Prendre des décisions près du citoyen se traduit par le principe de subsidiarité tel qu'introduit par le Traité de Maastricht. Le Traité d'Amsterdam a ajouté le principe d'ouverture.

Cet important engagement en faveur de l'ouverture et de la subsidiarité n'est pas contenu dans l'avant-projet, pas plus que ne l'est le droit du citoyen d'accéder aux documents publics, tel que contenu dans l'article 255 du Traité instituant la Communauté européenne et qui constitue un élément essentiel d'ouverture.

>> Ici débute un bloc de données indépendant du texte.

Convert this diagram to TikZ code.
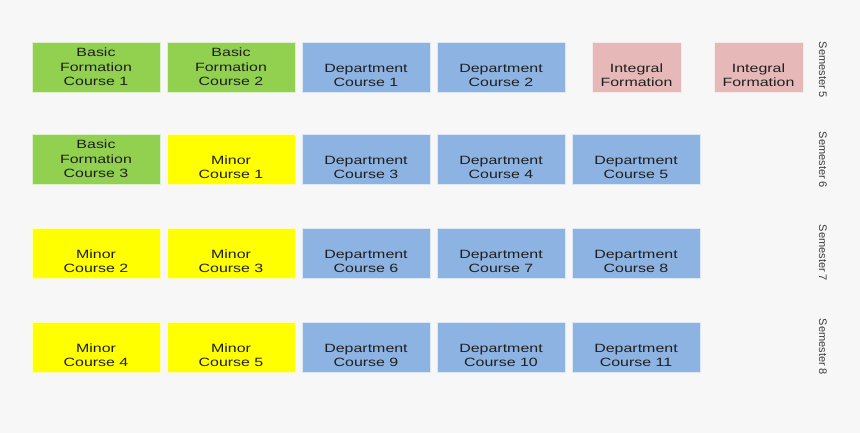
\documentclass[tikz,border=0pt]{standalone}
\usepackage{fontspec}
\setmainfont{Liberation Sans}
\newfontfamily\boxfont[FakeStretch=1.33]{Liberation Sans}
\usetikzlibrary{positioning}
\definecolor{bggray}{RGB}{247,247,247}
\definecolor{mygreen}{RGB}{146,208,80}
\definecolor{myblue}{RGB}{141,179,226}
\definecolor{mypink}{RGB}{230,185,184}
\definecolor{myyellow}{RGB}{255,255,0}
\definecolor{semgray}{RGB}{60,60,60}

\begin{document}
\begin{tikzpicture}[x=1pt,y=-1pt,
  course/.style={draw=white!70!#1,line width=0.6pt,fill=#1,minimum width=128pt,minimum height=50pt,
    inner sep=0pt,align=center,text=black!88,font=\boxfont\fontsize{12}{14.5}\selectfont},
  integral/.style={course=mypink,minimum width=89pt},
  semester/.style={rotate=-90,text=semgray,font=\fontsize{11}{13}\selectfont}]

% background
\fill[bggray] (0,0) rectangle (860,433);

% semester 5
\node[course=mygreen] (bf1) at (96,67) {Basic\\Formation\\Course 1};
\node[course=mygreen] (bf2) at (231,67) {Basic\\Formation\\Course 2};
\node[course=myblue] (dc1) at (366,67) {\strut\\Department\\Course 1};
\node[course=myblue] (dc2) at (501,67) {\strut\\Department\\Course 2};
\node[integral] (if1) at (636.5,67) {\strut\\Integral\\Formation};
\node[integral] (if2) at (758.5,67) {\strut\\Integral\\Formation};
\node[semester] (s5) at (823,70) {Semester 5};

% semester 6
\node[course=mygreen] (bf3) at (96,159) {Basic\\Formation\\Course 3};
\node[course=myyellow] (mc1) at (231,159) {\strut\\Minor\\Course 1};
\node[course=myblue] (dc3) at (366,159) {\strut\\Department\\Course 3};
\node[course=myblue] (dc4) at (501,159) {\strut\\Department\\Course 4};
\node[course=myblue] (dc5) at (636,159) {\strut\\Department\\Course 5};
\node[semester] (s6) at (823,160) {Semester 6};

% semester 7
\node[course=myyellow] (mc2) at (96,253) {\strut\\Minor\\Course 2};
\node[course=myyellow] (mc3) at (231,253) {\strut\\Minor\\Course 3};
\node[course=myblue] (dc6) at (366,253) {\strut\\Department\\Course 6};
\node[course=myblue] (dc7) at (501,253) {\strut\\Department\\Course 7};
\node[course=myblue] (dc8) at (636,253) {\strut\\Department\\Course 8};
\node[semester] (s7) at (823,253) {Semester 7};

% semester 8
\node[course=myyellow] (mc4) at (96,347) {\strut\\Minor\\Course 4};
\node[course=myyellow] (mc5) at (231,347) {\strut\\Minor\\Course 5};
\node[course=myblue] (dc9) at (366,347) {\strut\\Department\\Course 9};
\node[course=myblue] (dc10) at (501,347) {\strut\\Department\\Course 10};
\node[course=myblue] (dc11) at (636,347) {\strut\\Department\\Course 11};
\node[semester] (s8) at (823,347) {Semester 8};

\end{tikzpicture}
\end{document}
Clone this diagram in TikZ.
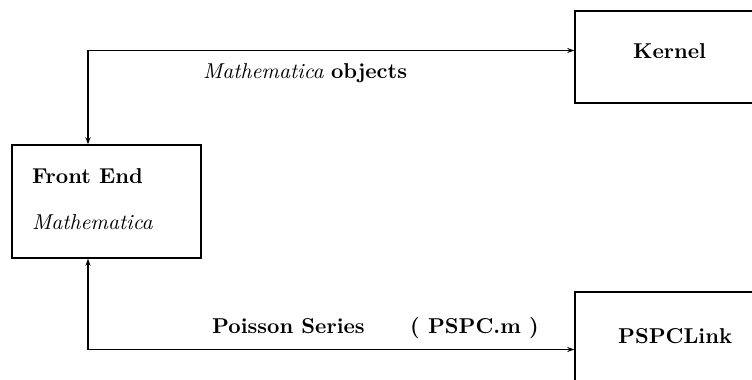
\documentclass[tikz,border=0pt]{standalone}
\usepackage{fontspec}
\setmainfont{lmroman10}[Extension=.otf, UprightFont=*-regular, BoldFont=*-bold, ItalicFont=*-italic, BoldItalicFont=*-bolditalic]
\usetikzlibrary{arrows.meta,calc}
\begin{document}
\begin{tikzpicture}[x=1pt,y=-1pt,
  box/.style={draw,line width=1.4pt,rectangle,inner sep=0pt},
  lbl/.style={anchor=base west,inner sep=0pt,font=\fontsize{21.5}{26}\selectfont},
  conn/.style={line width=1.3pt,{Stealth[length=7pt,width=5pt]}-{Stealth[length=7pt,width=5pt]}}]
\useasboundingbox (0,0) rectangle (752,380);
\clip (0,0) rectangle (752,380);
\node[box,minimum width=189pt,minimum height=113pt] (fe) at (106.5,201.5) {};
\node[box,minimum width=190pt,minimum height=92pt] (kernel) at (670,57) {};
\node[box,minimum width=190pt,minimum height=120pt] (pspc) at (670,352) {};
\node[lbl] (fetitle) at (32,183) {\bfseries Front End};
\node[lbl] (femath) at (32,229) {\itshape Mathematica};
\node[lbl] (kt) at (633,58) {\bfseries Kernel};
\node[lbl] (pt) at (618,343) {\bfseries PSPCLink};
\node[lbl] (mo) at (203,78) {\textit{Mathematica} \textbf{objects}};
\node[lbl] (ps) at (212,333) {\bfseries Poisson Series};
\node[lbl] (pm) at (410,333) {\bfseries ( PSPC.m )};
\draw[conn] ([xshift=-18.5pt]fe.north) |- ([yshift=6.5pt]kernel.west);
\draw[conn] ([xshift=-18.5pt]fe.south) |- ([yshift=2.5pt]pspc.west);
\end{tikzpicture}
\end{document}
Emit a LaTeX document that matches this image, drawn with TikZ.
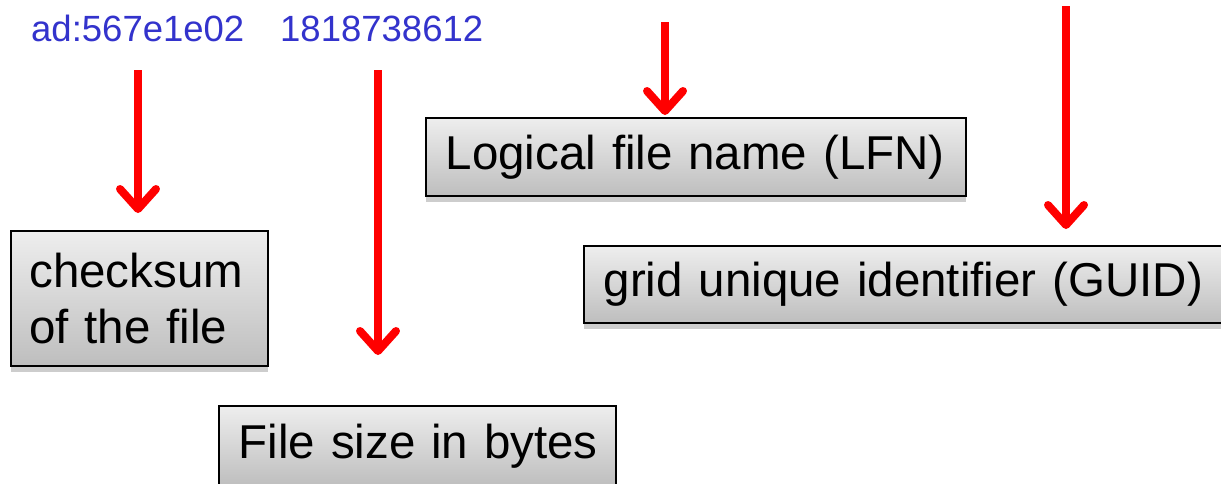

A mon avis, le Traité constitutionnel devrait clairement établir l'ouverture et la subsidiarité comme principes fondamentaux de l'Union.

 

Il semble qu'un second avant-projet pourrait être publié avant Noël. J'espère que le premier avant-projet présenté en octobre sera affiné et développé de manière à prendre en compte les questions importantes que j'ai soulevées.

Il me paraît clair que des progrès sont à faire afin d'assurer :

  • qu'une autorisation constitutionnelle soit donnée en vue de l'adhésion de l'Union européenne aux conventions internationales de droits de l'homme, y compris la Convention européenne des Droits de l'Homme ;
  • que la Charte des Droits fondamentaux de l'Union européenne, proclamée à Nice en décembre 2000, soit rendue contraignante en droit communautaire ;
  • que les citoyens soient informés des recours dont ils disposent lorsque leurs droits, y compris leurs droits fondamentaux, ne sont pas respectés. Ces recours comprennent les tribunaux et les médiateurs et commissions des pétitions à tous les niveaux de l'Union ;
  • qu'il existe une base juridique garantissant une administration ouverte, responsable et au service du citoyen ;
  • que l'ouverture et la subsidiarité soient établis comme principes fondamentaux.

C'est ainsi que les citoyens européens pourront réellement avoir confiance en l'Union européenne.

Je vous remercie pour votre attention.